Actionable Takeaways for the 55+ Retirement Planner

  1. Verify the exact percentage of premium allocated to ESG-certified assets — the SFC’s 70% threshold under the 2024 Green Fund Guidelines is the minimum; any product claiming ESG status should disclose this figure in the product summary, and you should request the issuer’s most recent Green Bond Allocation Report.

  2. Compare the guaranteed minimum interest rate (GMIR) against the projected ESG-linked bonus — the Hong Kong Prudential product’s 1.5% GMIR is the only hard floor; the variable component in all three markets is based on historical back-testing that may not reflect future green bond yields, which the HKMA’s 2024 climate stress scenarios project could decline by 50 bps under a rapid transition scenario.

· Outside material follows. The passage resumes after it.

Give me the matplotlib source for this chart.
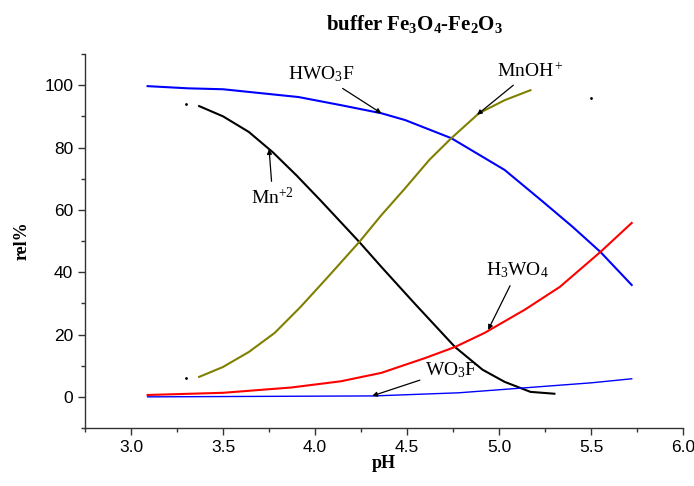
import numpy as np
import matplotlib
matplotlib.use('Agg')
import matplotlib.pyplot as plt
from matplotlib.ticker import MultipleLocator

plt.rcParams['mathtext.fontset'] = 'custom'
plt.rcParams['mathtext.rm'] = 'Liberation Serif'
plt.rcParams['mathtext.it'] = 'Liberation Serif:italic'
plt.rcParams['mathtext.bf'] = 'Liberation Serif:bold'

# data
ph_hwo3f = [3.09, 3.31, 3.50, 3.91, 4.14, 4.36, 4.49, 4.74, 5.03, 5.24, 5.40, 5.55, 5.72]
hwo3f = [99.7, 99.0, 98.7, 96.2, 93.6, 91.0, 88.8, 83.0, 72.8, 62.5, 54.5, 46.5, 35.9]

ph_mn2 = [3.37, 3.50, 3.64, 3.77, 3.90, 4.03, 4.24, 4.36, 4.54, 4.76, 4.91, 5.03, 5.17, 5.30]
mn2 = [93.3, 90.0, 85.0, 78.5, 71.0, 63.0, 49.7, 41.7, 30.0, 16.0, 8.7, 4.8, 1.6, 1.0]

ph_mnoh = [3.37, 3.50, 3.64, 3.78, 3.92, 4.07, 4.24, 4.36, 4.49, 4.62, 4.74, 4.89, 5.03, 5.17]
mnoh = [6.4, 9.6, 14.4, 20.5, 28.8, 38.5, 49.7, 58.3, 67.0, 76.0, 83.0, 91.0, 95.2, 98.4]

ph_h3wo4 = [3.09, 3.50, 3.87, 4.14, 4.36, 4.60, 4.76, 4.92, 5.14, 5.33, 5.55, 5.72]
h3wo4 = [0.6, 1.3, 3.0, 5.0, 7.7, 12.5, 16.0, 20.5, 28.0, 35.3, 46.5, 55.8]

ph_wo3f = [3.09, 3.50, 4.32, 4.78, 5.14, 5.50, 5.72]
wo3f = [0.0, 0.1, 0.3, 1.3, 2.9, 4.5, 5.8]

# stray points
ph_dots = [3.3, 3.3, 5.5]
dots = [94, 6, 96]

fig = plt.figure(figsize=(6.94, 4.86), dpi=100)
ax = fig.add_axes([0.1225, 0.1193, 0.862, 0.7695])

ax.plot(ph_hwo3f, hwo3f, color='#0000ff', lw=1.5)
ax.plot(ph_mn2, mn2, color='black', lw=1.5)
ax.plot(ph_mnoh, mnoh, color='#808000', lw=1.5)
ax.plot(ph_h3wo4, h3wo4, color='#ff0000', lw=1.5)
ax.plot(ph_wo3f, wo3f, color='#0000ff', lw=1.0)
ax.plot(ph_dots, dots, 'k.', ms=2, ls='none')

ax.set_xlim(2.75, 6.0)
ax.set_ylim(-10, 110)
ax.xaxis.set_minor_locator(MultipleLocator(0.25))
ax.yaxis.set_major_locator(MultipleLocator(20))
ax.yaxis.set_minor_locator(MultipleLocator(10))
ax.set_xticks(np.arange(3.0, 6.01, 0.5))
ax.set_xticklabels(['3.0', '3.5', '4.0', '4.5', '5.0', '5.5', '6.0'])
ax.tick_params(which='major', direction='out', length=5, width=1, labelsize=12.5, colors='#333333',
               labelcolor='black')
ax.tick_params(which='minor', direction='out', length=3, width=1, colors='#333333')
for lab in ax.get_xticklabels() + ax.get_yticklabels():
    lab.set_family('Liberation Sans')
for s in ['top', 'right']:
    ax.spines[s].set_visible(False)
for s in ['left', 'bottom']:
    ax.spines[s].set_linewidth(1.0)
    ax.spines[s].set_color('#333333')

ax.set_xlabel('pH', family='Liberation Serif', weight='bold', fontsize=13, labelpad=0)
ax.set_ylabel('rel%', family='Liberation Serif', weight='bold', fontsize=13, labelpad=10)
fig.text(0.597, 0.95, r'$\mathbf{buffer\ Fe_3O_4\text{-}Fe_2O_3}$', fontsize=15,
         ha='center', va='center')

arr = dict(arrowstyle='-|>', color='black', lw=0.9, mutation_scale=7, shrinkA=2, shrinkB=0)
ax.annotate(r'$\mathrm{HWO_3F}$', xy=(4.36, 91), xytext=(4.03, 103.5), ha='center', va='center',
            arrowprops=arr, fontsize=14)
ax.annotate(r'$\mathrm{MnOH^+}$', xy=(4.88, 90.5), xytext=(5.17, 104.5), ha='center', va='center',
            arrowprops=arr, fontsize=14)
ax.annotate(r'$\mathrm{Mn^{+2}}$', xy=(3.75, 79.5), xytext=(3.77, 64), ha='center', va='center',
            arrowprops=arr, fontsize=14)
ax.annotate(r'$\mathrm{H_3WO_4}$', xy=(4.94, 21.5), xytext=(5.1, 40.5), ha='center', va='center',
            arrowprops=arr, fontsize=14)
ax.annotate(r'$\mathrm{WO_3F}$', xy=(4.31, 0.3), xytext=(4.74, 8.7), ha='center', va='center',
            arrowprops=arr, fontsize=14)

fig.savefig('out.png', dpi=100)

  3. Calculate the net fee drag over the expected payout period — a 20 bps annual fee premium on a HKD 1,000,000 premium reduces cumulative income by HKD 40,000 over 20 years; request a fee breakdown in the product’s benefit illustration that separates the ESG screening cost from the base management fee.

  4. Assess the liquidity lock against your personal emergency fund — if you have less than six months of living expenses in cash or cash equivalents outside the annuity, the 7-year no-surrender period in the Taiwan product or the 6-year declining charge in the Hong Kong product may be unsuitable; request the surrender value schedule for every policy year.

  5. Demand the issuer’s climate risk scenario analysis results under the HKMA’s SA-2 module — by 30 June 2026, all Hong Kong insurers must submit this to the regulator; ask for the summary version that shows how the annuity’s payout would change under a 2°C versus a 4°C warming scenario, which will be the most direct measure of the product’s resilience.